Drilling the holes is not necessary. You also could use a small roundfile or a reamer. . . just open up the hole 0,5mm so that the screw went throu without gripping the PCB.

Thanks for the screw sizes confirmation. :slight_smile:

Just ordered the brass phillips heads from ebay. Couple a bucks, no biggie. Thanks for the head’s up on em. :wink:

Anybody here work in nuclear power or aerospace, who knows a reliable source of known good metal screws?
I’m tired of the lottery.

A reminder — if you need to shorten a threaded bolt — put a nut onto it first, then file/saw off the excess, then clean up the edge with a file — then remove the nut and that will chase off any extra metal out of the threads and clean them up a bit.

(Noted because I see that eBay seller has no m3 shorter than 6mm, where we want m3x5mm)

I was seeing a near continuous wear pattern on the driver board, but went ahead and bore out the holes. One thing I noticed was the holes in the flashlight body had a mushroom effect at entry. More like a slight raised burr, actually. I used a 7/32 standard drill bit (by hand) to chamfer down that opening slightly. Holes & screws were fairly clean. Tail screws just had a little locktite on ends. Afterwards, I only saw about 10-15 lux difference (approx 100 lumens, calculated). I only have ceiling bounce capability currently.

But the spring bypass was a completely different story, wow! Everyone should try to do that.

this would requite that the resisistors are on the opposite side and 2 LEDs are 0603 if you stick to the same switch size on 5x5mm

you need to order 2OZ boards as they are 0.9mm thick!

I haven’t done a spring bypass on any light yet… and someone reported a 1k lumen increase on the Q8. That seems a lot! Would it mean the springs have a lot of resistance on the Q8? Would other springs be more appropriate…? Just a noob moder question. :slight_smile:

If you are going to buy screws get some taps too. Cleaning the holes of anodize, glue and sand grit helps continuity. Tap will also thread the hole deeper if your screw is too long.

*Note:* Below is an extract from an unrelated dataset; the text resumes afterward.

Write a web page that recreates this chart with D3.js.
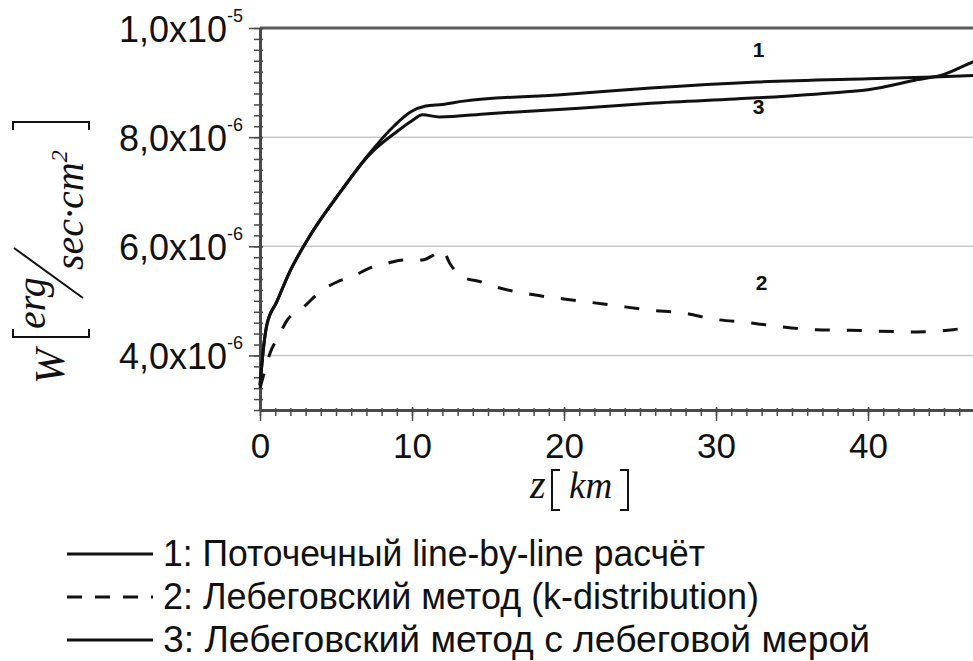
<!DOCTYPE html>
<html>
<head>
<meta charset="utf-8">
<script src="https://cdn.jsdelivr.net/npm/d3@7"></script>
<style>
  body { margin: 0; background: #fff; }
  svg { display: block; }
</style>
</head>
<body>
<svg id="chart" width="973" height="661"></svg>
<script>

// W values are in units of 1e-6 erg/(sec*cm^2), z in km
const z1 = [0, 0.3, 0.45, 1.1, 1.9, 3.3, 5.3, 7.2, 8.8, 9.9, 10.9, 12, 13.4, 20, 25.7, 32.7, 40, 44.3, 50]
const w1 = [3.45, 4.3, 4.56, 4.98, 5.5, 6.2, 7.0, 7.7, 8.2, 8.46, 8.57, 8.6, 8.66, 8.78, 8.9, 9.01, 9.07, 9.1, 9.16]

const z2 = [0, 0.3, 0.66, 1.2, 1.8, 2.8, 4.1, 5.1, 6.25, 7.2, 8.4, 9.4, 10.7, 11.3, 12, 12.5, 13.3, 14.5, 15.6, 17.8, 21, 23.2, 25.7, 27.8, 30, 32.2, 34.4, 36.6, 38.8, 43.2, 45.6, 46.7, 50]
const w2 = [3.4, 3.7, 4.04, 4.34, 4.65, 4.87, 5.2, 5.35, 5.47, 5.6, 5.69, 5.75, 5.75, 5.82, 5.93, 5.68, 5.44, 5.35, 5.25, 5.12, 5.0, 4.92, 4.83, 4.78, 4.66, 4.6, 4.52, 4.47, 4.46, 4.43, 4.47, 4.52, 4.62]

const z3 = [0, 0.3, 0.45, 1.1, 1.9, 3.3, 5.3, 7.2, 9, 10, 10.7, 11.8, 15, 21, 25.7, 32.7, 38, 40, 43.2, 45, 46.9, 50]
const w3 = [3.45, 4.3, 4.56, 4.98, 5.5, 6.2, 7.0, 7.68, 8.1, 8.3, 8.41, 8.37, 8.43, 8.53, 8.62, 8.72, 8.82, 8.87, 9.05, 9.15, 9.38, 9.7]

const xTicks = [0, 10, 20, 30, 40]
const yTicks = [4, 6, 8, 10]
const yTickMant = ['4,0x10', '6,0x10', '8,0x10', '1,0x10']
const yTickExp = ['-6', '-6', '-6', '-5']
const gridValues = [4, 6, 8]

const curveNames = ['1', '2', '3']
const curveLabelZ = [32.8, 33, 32.8]
const curveLabelW = [9.6, 5.33, 8.57]

const legendLabels = [
    '1: Поточечный line-by-line расчёт',
    '2: Лебеговский метод (k-distribution)',
    '3: Лебеговский метод с лебеговой мерой'
]

const svg = d3.select('#chart')

const x = d3.scaleLinear().domain([0, 50]).range([260, 1020])
const y = d3.scaleLinear().domain([3, 10]).range([410, 28])

const axisColor = '#4a4a4a'

// grid + top frame
svg.append('g').selectAll('line').data(gridValues).enter()
    .append('line')
    .attr('x1', x(0)).attr('x2', x(50))
    .attr('y1', d => y(d)).attr('y2', d => y(d))
    .attr('stroke', '#c8c8c8').attr('stroke-width', 1.5)

svg.append('line')
    .attr('x1', x(0)).attr('x2', x(50))
    .attr('y1', y(10)).attr('y2', y(10))
    .attr('stroke', '#5a5a5a').attr('stroke-width', 3)

// y axis
const yMinor = svg.append('g').attr('transform', `translate(${x(0)},0)`)
    .call(d3.axisLeft(y).tickValues(d3.range(30, 101, 2).map(d => d / 10)).tickSize(6).tickSizeOuter(0).tickFormat(''))
yMinor.selectAll('.tick line').attr('x1', 3).attr('stroke', axisColor).attr('stroke-width', 1.5)
yMinor.select('.domain').remove()

const yMajor = svg.append('g').attr('transform', `translate(${x(0)},0)`)
    .call(d3.axisLeft(y).tickValues(yTicks).tickSize(11).tickSizeOuter(0).tickFormat(''))
yMajor.selectAll('.tick line').attr('x1', 3).attr('stroke', axisColor).attr('stroke-width', 1.5)
yMajor.select('.domain').attr('stroke', axisColor).attr('stroke-width', 3)

const yLab = svg.append('g')
    .attr('font-family', '"Liberation Sans", Arial, sans-serif')
    .attr('fill', '#111')
    .selectAll('text').data(yTicks).enter()
    .append('text')
    .attr('x', 243)
    .attr('y', d => y(d) + 14)
    .attr('text-anchor', 'end')

yLab.append('tspan').attr('font-size', 36).text((d, i) => yTickMant[i])
yLab.append('tspan').attr('font-size', 18).attr('dy', -20).text((d, i) => yTickExp[i])

// x axis
const xMinor = svg.append('g').attr('transform', `translate(0,${y(3)})`)
    .call(d3.axisBottom(x).tickValues(d3.range(0, 51, 1)).tickSize(6).tickSizeOuter(0).tickFormat(''))
xMinor.selectAll('.tick line').attr('y1', -2).attr('stroke', axisColor).attr('stroke-width', 1.5)
xMinor.select('.domain').remove()

const xMajor = svg.append('g').attr('transform', `translate(0,${y(3)})`)
    .call(d3.axisBottom(x).tickValues(xTicks).tickSize(11).tickSizeOuter(0).tickPadding(12).tickFormat(d3.format('d')))
xMajor.selectAll('.tick line').attr('y1', -3).attr('stroke', axisColor).attr('stroke-width', 1.5)
xMajor.select('.domain').attr('stroke', axisColor).attr('stroke-width', 3)
xMajor.selectAll('.tick text')
    .attr('font-family', '"Liberation Sans", Arial, sans-serif')
    .attr('font-size', 35)
    .attr('fill', '#111')

// curves
const line = d3.line().x(d => x(d[0])).y(d => y(d[1])).curve(d3.curveMonotoneX)

const series = [
    { pts: d3.zip(z1, w1), dash: null },
    { pts: d3.zip(z2, w2), dash: '15,17' },
    { pts: d3.zip(z3, w3), dash: null }
]

svg.append('g').selectAll('path').data(series).enter()
    .append('path')
    .attr('d', d => line(d.pts))
    .attr('fill', 'none')
    .attr('stroke', '#111')
    .attr('stroke-width', 3)
    .attr('stroke-linejoin', 'round')
    .attr('stroke-dasharray', d => d.dash)

svg.append('g').selectAll('text').data(curveNames).enter()
    .append('text')
    .attr('x', (d, i) => x(curveLabelZ[i]))
    .attr('y', (d, i) => y(curveLabelW[i]))
    .attr('dy', '0.36em')
    .attr('text-anchor', 'middle')
    .attr('font-family', '"Liberation Sans", Arial, sans-serif')
    .attr('font-weight', 'bold')
    .attr('font-size', 21)
    .attr('fill', '#111')
    .text(d => d)

// axis titles
const serif = '"Liberation Serif", "Times New Roman", serif'

const zt = svg.append('text')
    .attr('font-family', serif).attr('font-style', 'italic').attr('fill', '#111')
zt.append('tspan').attr('x', 530).attr('y', 498).attr('font-size', 40).text('z')
zt.append('tspan').attr('x', 569).attr('y', 498).attr('font-size', 37).text('km')

const brackets = svg.append('g').attr('fill', 'none').attr('stroke', '#111').attr('stroke-width', 2)
brackets.append('path').attr('d', 'M560,470H552V510H560')
brackets.append('path').attr('d', 'M620,470H628V510H620')

// y title, rotated (u = -screenY, v = screenX)
const yt = svg.append('g').attr('transform', 'rotate(-90)')
    .attr('font-family', serif).attr('font-style', 'italic').attr('fill', '#111')
yt.append('text').attr('x', -384).attr('y', 64).attr('font-size', 42).text('W')
yt.append('text').attr('x', -329).attr('y', 45).attr('font-size', 40).text('erg')
const sc = yt.append('text').attr('x', -270).attr('y', 83).attr('font-size', 40)
sc.append('tspan').text('sec·cm')
sc.append('tspan').attr('font-size', 24).attr('dy', -16).text('2')

brackets.append('path').attr('d', 'M13,130V122H89V130')
brackets.append('path').attr('d', 'M13,329V337H89V329')
brackets.append('path').attr('d', 'M14,248L83,298')

// legend
const legend = svg.append('g').selectAll('g').data(legendLabels).enter()
    .append('g')
    .attr('transform', (d, i) => `translate(0,${554 + i * 43})`)

legend.append('line')
    .attr('x1', 67).attr('x2', 153)
    .attr('stroke', '#111').attr('stroke-width', 3)
    .attr('stroke-dasharray', (d, i) => series[i].dash ? '15,13' : null)

const legendWidths = [542, 596, 707]
legend.append('text')
    .attr('x', 163)
    .attr('y', 12)
    .attr('font-family', '"Liberation Sans Narrow", "Liberation Sans", Arial, sans-serif')
    .attr('font-size', 36)
    .attr('fill', '#111')
    .attr('textLength', (d, i) => legendWidths[i])
    .attr('lengthAdjust', 'spacingAndGlyphs')
    .text(d => d)

</script>
</body>
</html>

Other than going to a brass screw for better electrical path, the original screws are good enough if they have not been stripped. Mine were OK and I reused them.
Also keep in mind a brass screw is going to be even softer than the originals.
If I desired a “Quality” fastener I certainly would not buy from ebay, Alixp or BG. Places like Fastenal, Mr.Metric, boltdepot sell fasteners that meet industry standards like DIN (something) JIS etc. Go that route and spend the little extra money to do it and you prolly will not find anything under 100pc per size needed. Sell off kits of quality hardware to others. IMO its not worth the time and shipping to do it in order to recoup a $15 order on 300 screws. If you have a Fastenal nearby you can order special (non-stock) fasteners and have them shipped to store for pickup. I have also found Fastenal will sell small quantity of certain items but why buy 5-10 priced each when you can get 100 for the same price.

Aerospace or Military standards grade screws to hold a board in a flashlight? Really? Well you can triple the cost previously.
I already have better quality screws on hand that I could have used but because mine were Re-usable I reused them.